TYPES OF LLP AGREEMENTS

Many people believe that one set of LLP agreements suit all combinations of the LLP. This is wrong; an LLP agreement shall be selected based on the requirements of each case.

  • Equal Rights LLP
    • This is an LLP with two or more partners having equal rights/powers with respect to profits/losses as well as decision-making authority (1:1 basis). This type of agreement will be applicable if all partners in an LLP contribute equally to the LLP and have the same rights including management rights. In this type of LLP, all partners will be working partners and receive the same remuneration. This is a type of LLP agreement suitable when all partners contribute equally to the management and business of the LLP. 
  • Differential Rights LLP
    • This is an LLP with two or more partners having variable rights/powers based on the ratio of capital contribution or other such considerations.
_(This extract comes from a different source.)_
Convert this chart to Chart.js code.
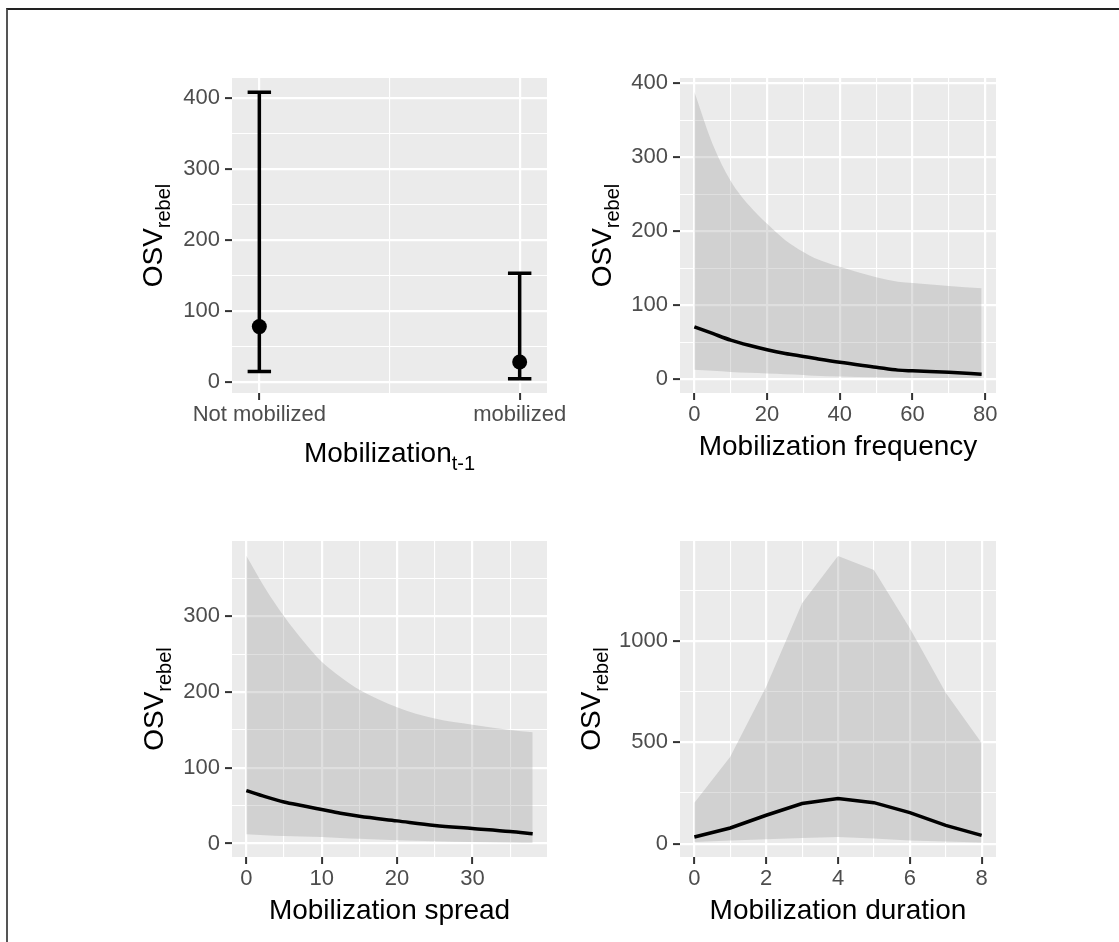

This type can be further classified into:
      • LLP Agreement wherein rights are in the ratio of contribution and profit share
      • LLP Agreement wherein rights are in the ratio of contribution only but profit rights differ. Management rights may be equal or in the some other ratio
  • Absolute Rights LLP
    • If an LLP is incorporated with by two persons and only one person is appointed as the nominee or in some cases only as the investor. The agreement needs to be drafted in such a way that one person will get all the management as well as decision making power. 
  • Husband & Wife LLP
    • An LLP with a husband and wife as partners; such an agreement can have a structure similar to any of the three LLP agreements listed above. Additionally, a special agreement pertaining to tax liability given the LLP partners’ personal relationship is required. We have structured this type of LLP Agreement to meet their goals to minimum family tax liability. 
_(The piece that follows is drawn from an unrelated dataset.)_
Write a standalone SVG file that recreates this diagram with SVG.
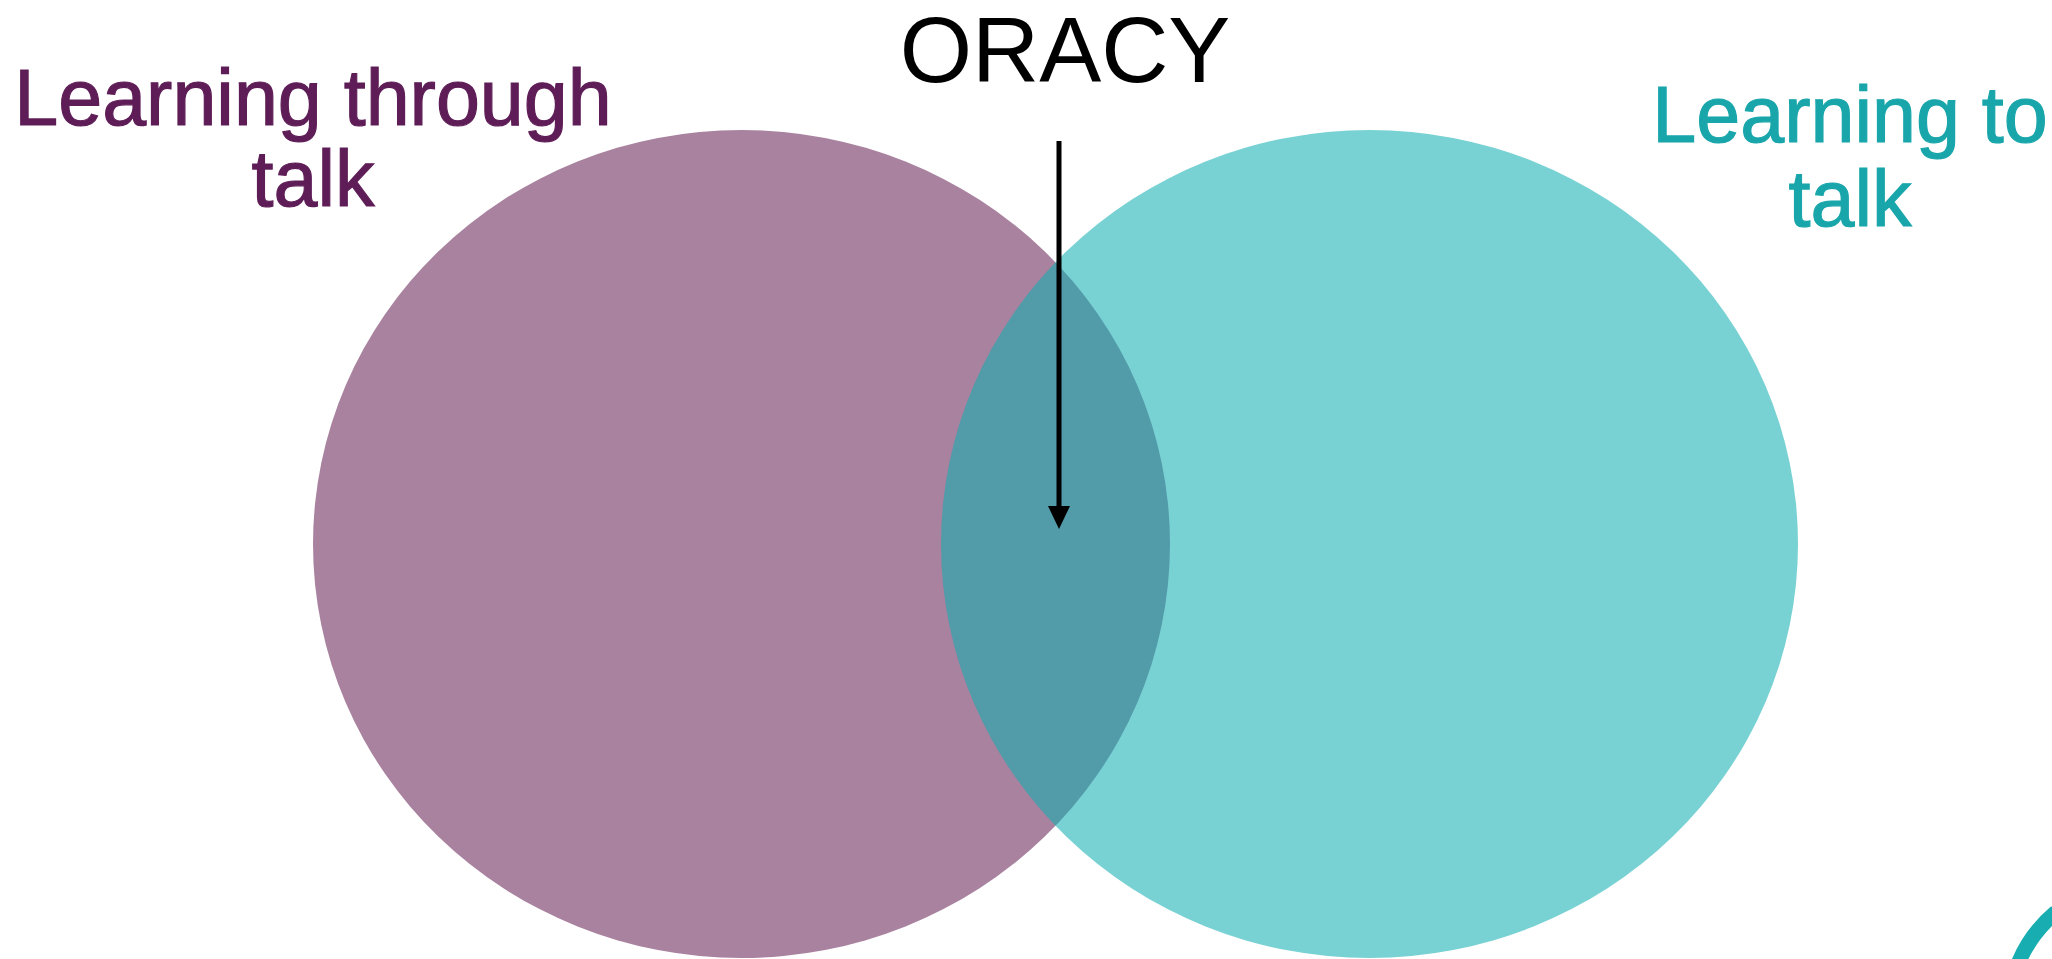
<svg xmlns="http://www.w3.org/2000/svg" width="2052" height="959" viewBox="0 0 2052 959">
  <style>
    text { font-family: "Liberation Sans", Arial, sans-serif; text-anchor: middle; }
    .lbl { font-size: 79px; stroke-width: 1.2px; }
    .left { fill: #5e1d57; stroke: #5e1d57; }
    .right { fill: #19a6ab; stroke: #19a6ab; }
    .title { font-size: 93px; fill: #000000; }
    .conn { stroke: #000000; stroke-width: 5; fill: none; }
    .head { fill: #000000; stroke: none; }
  </style>
  <rect x="0" y="0" width="2052" height="959" fill="#ffffff"/>
  <g id="node-learning-through-talk">
    <ellipse cx="741.5" cy="544" rx="428.5" ry="414" fill="#a8829f"/>
    <text class="lbl left" x="313" y="125">Learning through</text>
    <text class="lbl left" x="313" y="206">talk</text>
  </g>
  <g id="node-learning-to-talk">
    <ellipse cx="1369.5" cy="544" rx="428.5" ry="414" fill="#12aeb2" fill-opacity="0.57"/>
    <text class="lbl right" x="1850" y="142">Learning to</text>
    <text class="lbl right" x="1850" y="226">talk</text>
  </g>
  <g id="node-oracy">
    <text class="title" x="1065" y="82">ORACY</text>
  </g>
  <g id="connectors">
    <line class="conn" x1="1059" y1="141" x2="1059" y2="510"/>
    <polygon class="head" points="1048,506 1070,506 1059,529"/>
  </g>
  <g id="corner-mark">
    <path d="M 2018 964 Q 2030 934 2056 912" fill="none" stroke="#17adb1" stroke-width="15"/>
  </g>
</svg>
  • Equal Right and Differential Power LLP
    • An LLP with more than two partners, each having equal rights, is an Equal Rights LLP. For operational efficiency, this type of LLP agreement typically delegates specific powers to selected partner(s), subject to receiving unanimous consent from all partners. In this type of LLP, partners have equal rights in all aspects; however, by an LLP Agreement, some specific powers are given to particular partners. 
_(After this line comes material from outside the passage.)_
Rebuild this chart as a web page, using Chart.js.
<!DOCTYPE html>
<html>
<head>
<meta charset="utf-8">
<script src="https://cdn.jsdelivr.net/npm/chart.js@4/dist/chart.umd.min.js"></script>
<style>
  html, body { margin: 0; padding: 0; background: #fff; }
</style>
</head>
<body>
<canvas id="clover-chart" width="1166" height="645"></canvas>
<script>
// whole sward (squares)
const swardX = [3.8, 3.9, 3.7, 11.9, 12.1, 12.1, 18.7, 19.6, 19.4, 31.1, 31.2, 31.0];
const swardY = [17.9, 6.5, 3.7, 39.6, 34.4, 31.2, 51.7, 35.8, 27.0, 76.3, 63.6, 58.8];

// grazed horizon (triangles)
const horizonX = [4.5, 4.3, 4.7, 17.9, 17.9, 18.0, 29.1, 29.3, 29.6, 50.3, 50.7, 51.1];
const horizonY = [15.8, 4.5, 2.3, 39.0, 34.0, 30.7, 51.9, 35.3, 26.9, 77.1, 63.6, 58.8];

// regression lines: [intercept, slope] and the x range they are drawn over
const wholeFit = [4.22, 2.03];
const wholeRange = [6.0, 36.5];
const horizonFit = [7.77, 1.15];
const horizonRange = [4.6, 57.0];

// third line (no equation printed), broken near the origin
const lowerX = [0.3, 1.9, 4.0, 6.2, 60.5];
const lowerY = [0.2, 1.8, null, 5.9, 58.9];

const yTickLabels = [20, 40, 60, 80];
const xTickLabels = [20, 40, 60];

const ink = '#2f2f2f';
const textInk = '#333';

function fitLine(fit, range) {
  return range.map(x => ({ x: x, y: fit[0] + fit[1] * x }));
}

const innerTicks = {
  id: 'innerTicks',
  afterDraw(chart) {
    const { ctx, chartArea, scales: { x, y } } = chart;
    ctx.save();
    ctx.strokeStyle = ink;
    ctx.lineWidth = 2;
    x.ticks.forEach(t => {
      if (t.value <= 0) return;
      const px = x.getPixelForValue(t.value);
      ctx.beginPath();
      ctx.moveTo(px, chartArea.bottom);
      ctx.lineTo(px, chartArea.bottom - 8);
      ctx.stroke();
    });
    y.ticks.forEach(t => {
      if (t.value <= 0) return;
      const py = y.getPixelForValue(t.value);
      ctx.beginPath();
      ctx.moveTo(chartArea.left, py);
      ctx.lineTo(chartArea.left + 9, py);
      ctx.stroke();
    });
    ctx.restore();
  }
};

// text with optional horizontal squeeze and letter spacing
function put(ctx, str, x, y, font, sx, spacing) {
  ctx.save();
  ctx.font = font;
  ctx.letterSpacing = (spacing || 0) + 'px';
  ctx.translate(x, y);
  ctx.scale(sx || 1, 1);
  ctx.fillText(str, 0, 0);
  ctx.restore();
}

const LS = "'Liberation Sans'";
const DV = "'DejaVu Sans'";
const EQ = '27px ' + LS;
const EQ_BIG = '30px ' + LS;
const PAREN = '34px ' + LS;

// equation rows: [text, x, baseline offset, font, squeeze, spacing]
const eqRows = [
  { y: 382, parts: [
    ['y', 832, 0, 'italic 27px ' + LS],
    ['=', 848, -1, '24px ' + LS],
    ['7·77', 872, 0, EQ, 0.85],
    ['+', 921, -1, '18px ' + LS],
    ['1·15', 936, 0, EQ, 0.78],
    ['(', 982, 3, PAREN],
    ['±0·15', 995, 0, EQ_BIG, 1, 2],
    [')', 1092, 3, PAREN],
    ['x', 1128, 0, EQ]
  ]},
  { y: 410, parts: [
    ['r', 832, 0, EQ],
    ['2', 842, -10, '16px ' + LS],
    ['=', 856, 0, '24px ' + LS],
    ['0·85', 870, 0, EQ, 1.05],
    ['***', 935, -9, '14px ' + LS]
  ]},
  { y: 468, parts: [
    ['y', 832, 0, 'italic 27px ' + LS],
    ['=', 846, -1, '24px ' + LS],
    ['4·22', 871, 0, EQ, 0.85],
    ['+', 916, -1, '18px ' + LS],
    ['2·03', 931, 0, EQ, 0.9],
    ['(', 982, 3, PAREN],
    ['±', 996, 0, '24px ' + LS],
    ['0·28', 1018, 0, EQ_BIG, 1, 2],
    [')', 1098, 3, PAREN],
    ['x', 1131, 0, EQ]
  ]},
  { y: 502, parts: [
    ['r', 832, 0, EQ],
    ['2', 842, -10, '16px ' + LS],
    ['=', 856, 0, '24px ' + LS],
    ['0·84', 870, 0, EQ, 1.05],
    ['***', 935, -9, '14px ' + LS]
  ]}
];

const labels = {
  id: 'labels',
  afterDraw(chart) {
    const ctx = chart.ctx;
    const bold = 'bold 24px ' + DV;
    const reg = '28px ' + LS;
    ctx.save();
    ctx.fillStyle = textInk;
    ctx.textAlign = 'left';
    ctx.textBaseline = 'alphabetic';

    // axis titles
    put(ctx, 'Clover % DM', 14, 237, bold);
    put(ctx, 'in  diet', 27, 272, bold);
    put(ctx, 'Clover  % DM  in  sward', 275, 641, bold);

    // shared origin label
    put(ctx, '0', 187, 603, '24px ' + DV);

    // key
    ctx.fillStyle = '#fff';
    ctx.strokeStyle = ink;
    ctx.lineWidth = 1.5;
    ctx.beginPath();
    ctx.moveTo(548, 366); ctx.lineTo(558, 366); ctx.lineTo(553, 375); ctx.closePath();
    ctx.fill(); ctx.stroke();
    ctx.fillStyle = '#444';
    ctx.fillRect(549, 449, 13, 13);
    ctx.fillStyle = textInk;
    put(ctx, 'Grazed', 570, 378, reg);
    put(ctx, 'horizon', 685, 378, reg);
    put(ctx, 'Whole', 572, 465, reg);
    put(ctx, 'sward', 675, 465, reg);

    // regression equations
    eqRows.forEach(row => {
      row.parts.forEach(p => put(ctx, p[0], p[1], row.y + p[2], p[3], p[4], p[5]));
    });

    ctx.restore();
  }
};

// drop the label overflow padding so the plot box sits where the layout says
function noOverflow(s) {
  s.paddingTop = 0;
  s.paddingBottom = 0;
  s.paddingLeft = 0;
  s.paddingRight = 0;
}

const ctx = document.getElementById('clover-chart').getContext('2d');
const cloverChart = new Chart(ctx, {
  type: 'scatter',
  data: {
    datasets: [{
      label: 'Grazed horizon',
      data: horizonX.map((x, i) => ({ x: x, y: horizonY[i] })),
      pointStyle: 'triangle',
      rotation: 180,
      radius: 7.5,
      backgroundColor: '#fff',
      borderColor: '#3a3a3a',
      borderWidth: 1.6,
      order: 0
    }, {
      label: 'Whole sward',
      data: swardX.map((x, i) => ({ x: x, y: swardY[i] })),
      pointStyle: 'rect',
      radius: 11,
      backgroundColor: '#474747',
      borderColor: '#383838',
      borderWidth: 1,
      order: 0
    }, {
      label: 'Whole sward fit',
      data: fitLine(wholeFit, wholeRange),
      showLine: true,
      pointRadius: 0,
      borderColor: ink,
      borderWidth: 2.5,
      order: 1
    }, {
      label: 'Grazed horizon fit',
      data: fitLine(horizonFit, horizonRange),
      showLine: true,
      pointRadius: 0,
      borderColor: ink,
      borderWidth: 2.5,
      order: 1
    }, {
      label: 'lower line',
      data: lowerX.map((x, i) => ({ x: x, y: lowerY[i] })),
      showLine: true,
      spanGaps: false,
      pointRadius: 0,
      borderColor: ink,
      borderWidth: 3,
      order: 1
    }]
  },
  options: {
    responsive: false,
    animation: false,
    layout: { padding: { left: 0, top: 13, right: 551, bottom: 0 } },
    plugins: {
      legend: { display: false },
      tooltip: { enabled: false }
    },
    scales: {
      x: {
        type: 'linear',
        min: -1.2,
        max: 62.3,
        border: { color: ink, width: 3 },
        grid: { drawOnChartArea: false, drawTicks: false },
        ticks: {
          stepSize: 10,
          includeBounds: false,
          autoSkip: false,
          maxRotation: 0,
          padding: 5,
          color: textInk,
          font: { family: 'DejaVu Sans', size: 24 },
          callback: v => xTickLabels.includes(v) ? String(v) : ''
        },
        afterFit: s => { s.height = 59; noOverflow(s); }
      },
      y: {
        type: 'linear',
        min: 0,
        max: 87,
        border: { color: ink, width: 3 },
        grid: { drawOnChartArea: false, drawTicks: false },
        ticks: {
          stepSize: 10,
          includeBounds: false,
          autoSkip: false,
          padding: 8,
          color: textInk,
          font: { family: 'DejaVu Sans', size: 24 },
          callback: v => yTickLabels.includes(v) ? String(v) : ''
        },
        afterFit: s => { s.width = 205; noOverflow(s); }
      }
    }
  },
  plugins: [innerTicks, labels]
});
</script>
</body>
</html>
  • Differential Rights and Differential Powers LLP
    • This is an LLP with multiple partners holding variable rights and powers. The LLP agreement in such a case needs to specifically define rights/powers and duties of each partner. 
       
  • Partner Managed LLP
    • This is an LLP with multiple partners; administrative/management/operational decision-making powers are vested with specific partners (two or more), while all remaining partners are nominal or investing partners, i.e. no decision-making rights. 
  • Board Managed LLP
    • This is an LLP with multiple partners and the business is managed by a committee of partners, similar to a company’s Board of Directors. While overall control is exercised by all LLP partners, day-to-day management and decision-making is handled by the committee/board. 
  • Manager Managed LLP
    • This is an LLP with multiple partners and the administrative, management and operational decision-making powers are vested with designated employees with specific powers (two or more). In this case, all partners are investing partners without any decision-making rights on day-to-day affairs of the LLP.